* INFORMATION PROVIDED

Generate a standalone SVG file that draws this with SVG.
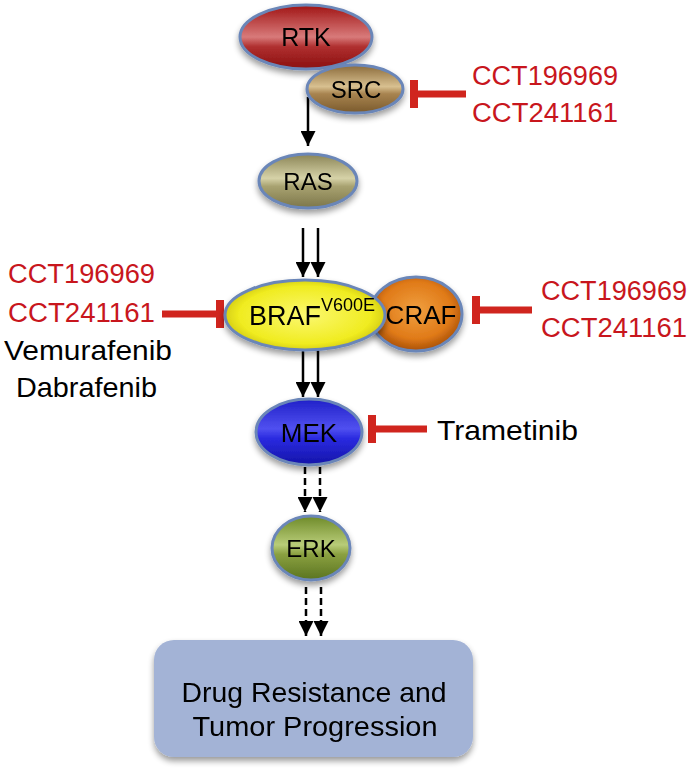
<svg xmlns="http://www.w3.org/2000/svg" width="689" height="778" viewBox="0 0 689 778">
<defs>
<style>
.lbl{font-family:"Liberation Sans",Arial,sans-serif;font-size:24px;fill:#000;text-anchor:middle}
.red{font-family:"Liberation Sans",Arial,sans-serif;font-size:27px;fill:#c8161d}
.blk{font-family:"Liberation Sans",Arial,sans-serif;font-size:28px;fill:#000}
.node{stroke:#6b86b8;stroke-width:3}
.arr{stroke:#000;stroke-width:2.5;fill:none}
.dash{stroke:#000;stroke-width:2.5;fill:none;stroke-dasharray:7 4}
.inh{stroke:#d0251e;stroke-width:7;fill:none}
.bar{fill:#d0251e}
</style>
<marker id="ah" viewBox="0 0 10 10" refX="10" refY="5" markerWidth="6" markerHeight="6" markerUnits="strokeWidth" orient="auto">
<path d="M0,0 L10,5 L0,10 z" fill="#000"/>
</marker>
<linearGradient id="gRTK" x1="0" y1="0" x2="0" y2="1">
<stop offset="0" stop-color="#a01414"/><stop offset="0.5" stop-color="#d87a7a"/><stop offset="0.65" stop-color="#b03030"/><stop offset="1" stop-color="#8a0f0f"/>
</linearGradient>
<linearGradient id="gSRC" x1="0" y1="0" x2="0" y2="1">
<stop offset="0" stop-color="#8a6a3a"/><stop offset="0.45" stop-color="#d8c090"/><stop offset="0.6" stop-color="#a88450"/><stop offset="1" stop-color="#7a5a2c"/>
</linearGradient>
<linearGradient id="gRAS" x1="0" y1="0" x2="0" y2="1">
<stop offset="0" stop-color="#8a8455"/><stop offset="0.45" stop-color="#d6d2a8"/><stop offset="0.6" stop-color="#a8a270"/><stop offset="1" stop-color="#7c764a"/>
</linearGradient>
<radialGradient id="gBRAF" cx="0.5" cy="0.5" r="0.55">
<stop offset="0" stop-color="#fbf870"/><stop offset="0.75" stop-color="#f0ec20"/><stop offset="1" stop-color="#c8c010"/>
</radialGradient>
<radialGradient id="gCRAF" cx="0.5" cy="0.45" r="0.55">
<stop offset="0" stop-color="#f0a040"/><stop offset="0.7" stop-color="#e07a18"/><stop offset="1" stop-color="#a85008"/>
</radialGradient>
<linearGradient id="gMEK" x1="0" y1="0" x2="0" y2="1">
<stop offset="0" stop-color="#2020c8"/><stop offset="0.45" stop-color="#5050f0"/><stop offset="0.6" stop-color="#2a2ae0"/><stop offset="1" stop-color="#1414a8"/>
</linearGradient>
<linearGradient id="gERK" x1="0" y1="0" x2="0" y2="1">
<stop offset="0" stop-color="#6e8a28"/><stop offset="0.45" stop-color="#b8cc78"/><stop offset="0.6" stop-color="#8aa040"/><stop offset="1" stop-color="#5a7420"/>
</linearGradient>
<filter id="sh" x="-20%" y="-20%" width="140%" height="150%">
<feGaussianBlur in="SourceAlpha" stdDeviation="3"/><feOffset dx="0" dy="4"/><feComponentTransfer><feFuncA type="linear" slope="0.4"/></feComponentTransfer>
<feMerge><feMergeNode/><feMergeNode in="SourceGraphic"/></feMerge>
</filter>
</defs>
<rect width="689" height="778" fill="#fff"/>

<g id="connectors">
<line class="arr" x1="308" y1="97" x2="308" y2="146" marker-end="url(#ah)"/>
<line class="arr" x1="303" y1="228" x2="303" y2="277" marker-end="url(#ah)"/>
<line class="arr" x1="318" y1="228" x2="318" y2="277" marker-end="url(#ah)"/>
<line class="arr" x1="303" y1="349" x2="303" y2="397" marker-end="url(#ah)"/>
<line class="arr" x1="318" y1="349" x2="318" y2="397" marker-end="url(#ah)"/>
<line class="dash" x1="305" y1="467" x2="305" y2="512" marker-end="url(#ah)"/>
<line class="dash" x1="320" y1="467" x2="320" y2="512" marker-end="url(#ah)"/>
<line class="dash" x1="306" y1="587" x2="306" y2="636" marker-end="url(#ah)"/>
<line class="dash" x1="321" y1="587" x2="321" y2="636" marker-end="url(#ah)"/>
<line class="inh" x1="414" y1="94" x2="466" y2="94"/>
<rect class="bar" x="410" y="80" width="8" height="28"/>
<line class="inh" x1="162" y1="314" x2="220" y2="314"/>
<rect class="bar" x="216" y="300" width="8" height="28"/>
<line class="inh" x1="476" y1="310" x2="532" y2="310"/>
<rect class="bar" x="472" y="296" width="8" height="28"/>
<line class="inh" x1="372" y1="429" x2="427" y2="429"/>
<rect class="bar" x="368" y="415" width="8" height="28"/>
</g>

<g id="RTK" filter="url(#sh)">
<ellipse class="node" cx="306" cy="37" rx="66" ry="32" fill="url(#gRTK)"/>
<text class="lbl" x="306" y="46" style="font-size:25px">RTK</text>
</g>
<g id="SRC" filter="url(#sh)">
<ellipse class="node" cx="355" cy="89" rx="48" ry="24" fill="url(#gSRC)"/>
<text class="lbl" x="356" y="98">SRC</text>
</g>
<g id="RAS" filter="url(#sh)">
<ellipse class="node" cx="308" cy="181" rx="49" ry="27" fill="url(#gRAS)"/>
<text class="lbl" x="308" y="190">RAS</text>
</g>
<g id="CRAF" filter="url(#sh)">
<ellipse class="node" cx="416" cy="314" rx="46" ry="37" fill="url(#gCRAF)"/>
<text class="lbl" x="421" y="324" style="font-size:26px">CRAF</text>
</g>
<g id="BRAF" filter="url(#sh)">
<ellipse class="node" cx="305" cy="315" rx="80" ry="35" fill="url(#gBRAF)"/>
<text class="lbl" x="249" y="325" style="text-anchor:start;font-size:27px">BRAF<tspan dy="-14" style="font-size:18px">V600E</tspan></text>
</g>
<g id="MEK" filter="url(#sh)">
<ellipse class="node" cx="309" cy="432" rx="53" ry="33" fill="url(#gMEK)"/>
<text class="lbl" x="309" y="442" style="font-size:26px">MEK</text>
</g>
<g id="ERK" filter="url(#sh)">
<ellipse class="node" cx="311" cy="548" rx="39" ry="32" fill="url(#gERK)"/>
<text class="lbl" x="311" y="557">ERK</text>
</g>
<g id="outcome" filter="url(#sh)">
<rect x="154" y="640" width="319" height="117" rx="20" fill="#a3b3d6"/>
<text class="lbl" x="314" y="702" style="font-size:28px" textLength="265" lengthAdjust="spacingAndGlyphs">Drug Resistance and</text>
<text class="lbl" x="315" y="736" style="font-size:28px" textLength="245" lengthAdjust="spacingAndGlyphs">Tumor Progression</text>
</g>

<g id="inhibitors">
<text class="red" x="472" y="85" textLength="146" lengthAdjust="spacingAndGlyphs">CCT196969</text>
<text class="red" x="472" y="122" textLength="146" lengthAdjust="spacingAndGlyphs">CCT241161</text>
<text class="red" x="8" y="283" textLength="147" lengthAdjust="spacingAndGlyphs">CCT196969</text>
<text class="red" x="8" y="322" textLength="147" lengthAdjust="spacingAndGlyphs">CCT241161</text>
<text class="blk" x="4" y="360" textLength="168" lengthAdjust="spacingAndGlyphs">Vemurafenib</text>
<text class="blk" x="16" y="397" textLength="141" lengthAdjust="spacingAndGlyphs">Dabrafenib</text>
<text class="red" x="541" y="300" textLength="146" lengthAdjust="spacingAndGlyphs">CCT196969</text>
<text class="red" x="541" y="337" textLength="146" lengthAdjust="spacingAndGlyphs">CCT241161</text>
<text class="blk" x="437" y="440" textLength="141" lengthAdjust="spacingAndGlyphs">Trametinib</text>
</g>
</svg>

* EXERCISE DESCRIPTION
Copy out the listing exactly as it stands, but not the pictures.

* COMPLETE RESPONSE
Generate a standalone SVG file that draws this with SVG.
<svg xmlns="http://www.w3.org/2000/svg" width="689" height="778" viewBox="0 0 689 778">
<defs>
<style>
.lbl{font-family:"Liberation Sans",Arial,sans-serif;font-size:24px;fill:#000;text-anchor:middle}
.red{font-family:"Liberation Sans",Arial,sans-serif;font-size:27px;fill:#c8161d}
.blk{font-family:"Liberation Sans",Arial,sans-serif;font-size:28px;fill:#000}
.node{stroke:#6b86b8;stroke-width:3}
.arr{stroke:#000;stroke-width:2.5;fill:none}
.dash{stroke:#000;stroke-width:2.5;fill:none;stroke-dasharray:7 4}
.inh{stroke:#d0251e;stroke-width:7;fill:none}
.bar{fill:#d0251e}
</style>
<marker id="ah" viewBox="0 0 10 10" refX="10" refY="5" markerWidth="6" markerHeight="6" markerUnits="strokeWidth" orient="auto">
<path d="M0,0 L10,5 L0,10 z" fill="#000"/>
</marker>
<linearGradient id="gRTK" x1="0" y1="0" x2="0" y2="1">
<stop offset="0" stop-color="#a01414"/><stop offset="0.5" stop-color="#d87a7a"/><stop offset="0.65" stop-color="#b03030"/><stop offset="1" stop-color="#8a0f0f"/>
</linearGradient>
<linearGradient id="gSRC" x1="0" y1="0" x2="0" y2="1">
<stop offset="0" stop-color="#8a6a3a"/><stop offset="0.45" stop-color="#d8c090"/><stop offset="0.6" stop-color="#a88450"/><stop offset="1" stop-color="#7a5a2c"/>
</linearGradient>
<linearGradient id="gRAS" x1="0" y1="0" x2="0" y2="1">
<stop offset="0" stop-color="#8a8455"/><stop offset="0.45" stop-color="#d6d2a8"/><stop offset="0.6" stop-color="#a8a270"/><stop offset="1" stop-color="#7c764a"/>
</linearGradient>
<radialGradient id="gBRAF" cx="0.5" cy="0.5" r="0.55">
<stop offset="0" stop-color="#fbf870"/><stop offset="0.75" stop-color="#f0ec20"/><stop offset="1" stop-color="#c8c010"/>
</radialGradient>
<radialGradient id="gCRAF" cx="0.5" cy="0.45" r="0.55">
<stop offset="0" stop-color="#f0a040"/><stop offset="0.7" stop-color="#e07a18"/><stop offset="1" stop-color="#a85008"/>
</radialGradient>
<linearGradient id="gMEK" x1="0" y1="0" x2="0" y2="1">
<stop offset="0" stop-color="#2020c8"/><stop offset="0.45" stop-color="#5050f0"/><stop offset="0.6" stop-color="#2a2ae0"/><stop offset="1" stop-color="#1414a8"/>
</linearGradient>
<linearGradient id="gERK" x1="0" y1="0" x2="0" y2="1">
<stop offset="0" stop-color="#6e8a28"/><stop offset="0.45" stop-color="#b8cc78"/><stop offset="0.6" stop-color="#8aa040"/><stop offset="1" stop-color="#5a7420"/>
</linearGradient>
<filter id="sh" x="-20%" y="-20%" width="140%" height="150%">
<feGaussianBlur in="SourceAlpha" stdDeviation="3"/><feOffset dx="0" dy="4"/><feComponentTransfer><feFuncA type="linear" slope="0.4"/></feComponentTransfer>
<feMerge><feMergeNode/><feMergeNode in="SourceGraphic"/></feMerge>
</filter>
</defs>
<rect width="689" height="778" fill="#fff"/>

<g id="connectors">
<line class="arr" x1="308" y1="97" x2="308" y2="146" marker-end="url(#ah)"/>
<line class="arr" x1="303" y1="228" x2="303" y2="277" marker-end="url(#ah)"/>
<line class="arr" x1="318" y1="228" x2="318" y2="277" marker-end="url(#ah)"/>
<line class="arr" x1="303" y1="349" x2="303" y2="397" marker-end="url(#ah)"/>
<line class="arr" x1="318" y1="349" x2="318" y2="397" marker-end="url(#ah)"/>
<line class="dash" x1="305" y1="467" x2="305" y2="512" marker-end="url(#ah)"/>
<line class="dash" x1="320" y1="467" x2="320" y2="512" marker-end="url(#ah)"/>
<line class="dash" x1="306" y1="587" x2="306" y2="636" marker-end="url(#ah)"/>
<line class="dash" x1="321" y1="587" x2="321" y2="636" marker-end="url(#ah)"/>
<line class="inh" x1="414" y1="94" x2="466" y2="94"/>
<rect class="bar" x="410" y="80" width="8" height="28"/>
<line class="inh" x1="162" y1="314" x2="220" y2="314"/>
<rect class="bar" x="216" y="300" width="8" height="28"/>
<line class="inh" x1="476" y1="310" x2="532" y2="310"/>
<rect class="bar" x="472" y="296" width="8" height="28"/>
<line class="inh" x1="372" y1="429" x2="427" y2="429"/>
<rect class="bar" x="368" y="415" width="8" height="28"/>
</g>

<g id="RTK" filter="url(#sh)">
<ellipse class="node" cx="306" cy="37" rx="66" ry="32" fill="url(#gRTK)"/>
<text class="lbl" x="306" y="46" style="font-size:25px">RTK</text>
</g>
<g id="SRC" filter="url(#sh)">
<ellipse class="node" cx="355" cy="89" rx="48" ry="24" fill="url(#gSRC)"/>
<text class="lbl" x="356" y="98">SRC</text>
</g>
<g id="RAS" filter="url(#sh)">
<ellipse class="node" cx="308" cy="181" rx="49" ry="27" fill="url(#gRAS)"/>
<text class="lbl" x="308" y="190">RAS</text>
</g>
<g id="CRAF" filter="url(#sh)">
<ellipse class="node" cx="416" cy="314" rx="46" ry="37" fill="url(#gCRAF)"/>
<text class="lbl" x="421" y="324" style="font-size:26px">CRAF</text>
</g>
<g id="BRAF" filter="url(#sh)">
<ellipse class="node" cx="305" cy="315" rx="80" ry="35" fill="url(#gBRAF)"/>
<text class="lbl" x="249" y="325" style="text-anchor:start;font-size:27px">BRAF<tspan dy="-14" style="font-size:18px">V600E</tspan></text>
</g>
<g id="MEK" filter="url(#sh)">
<ellipse class="node" cx="309" cy="432" rx="53" ry="33" fill="url(#gMEK)"/>
<text class="lbl" x="309" y="442" style="font-size:26px">MEK</text>
</g>
<g id="ERK" filter="url(#sh)">
<ellipse class="node" cx="311" cy="548" rx="39" ry="32" fill="url(#gERK)"/>
<text class="lbl" x="311" y="557">ERK</text>
</g>
<g id="outcome" filter="url(#sh)">
<rect x="154" y="640" width="319" height="117" rx="20" fill="#a3b3d6"/>
<text class="lbl" x="314" y="702" style="font-size:28px" textLength="265" lengthAdjust="spacingAndGlyphs">Drug Resistance and</text>
<text class="lbl" x="315" y="736" style="font-size:28px" textLength="245" lengthAdjust="spacingAndGlyphs">Tumor Progression</text>
</g>

<g id="inhibitors">
<text class="red" x="472" y="85" textLength="146" lengthAdjust="spacingAndGlyphs">CCT196969</text>
<text class="red" x="472" y="122" textLength="146" lengthAdjust="spacingAndGlyphs">CCT241161</text>
<text class="red" x="8" y="283" textLength="147" lengthAdjust="spacingAndGlyphs">CCT196969</text>
<text class="red" x="8" y="322" textLength="147" lengthAdjust="spacingAndGlyphs">CCT241161</text>
<text class="blk" x="4" y="360" textLength="168" lengthAdjust="spacingAndGlyphs">Vemurafenib</text>
<text class="blk" x="16" y="397" textLength="141" lengthAdjust="spacingAndGlyphs">Dabrafenib</text>
<text class="red" x="541" y="300" textLength="146" lengthAdjust="spacingAndGlyphs">CCT196969</text>
<text class="red" x="541" y="337" textLength="146" lengthAdjust="spacingAndGlyphs">CCT241161</text>
<text class="blk" x="437" y="440" textLength="141" lengthAdjust="spacingAndGlyphs">Trametinib</text>
</g>
</svg>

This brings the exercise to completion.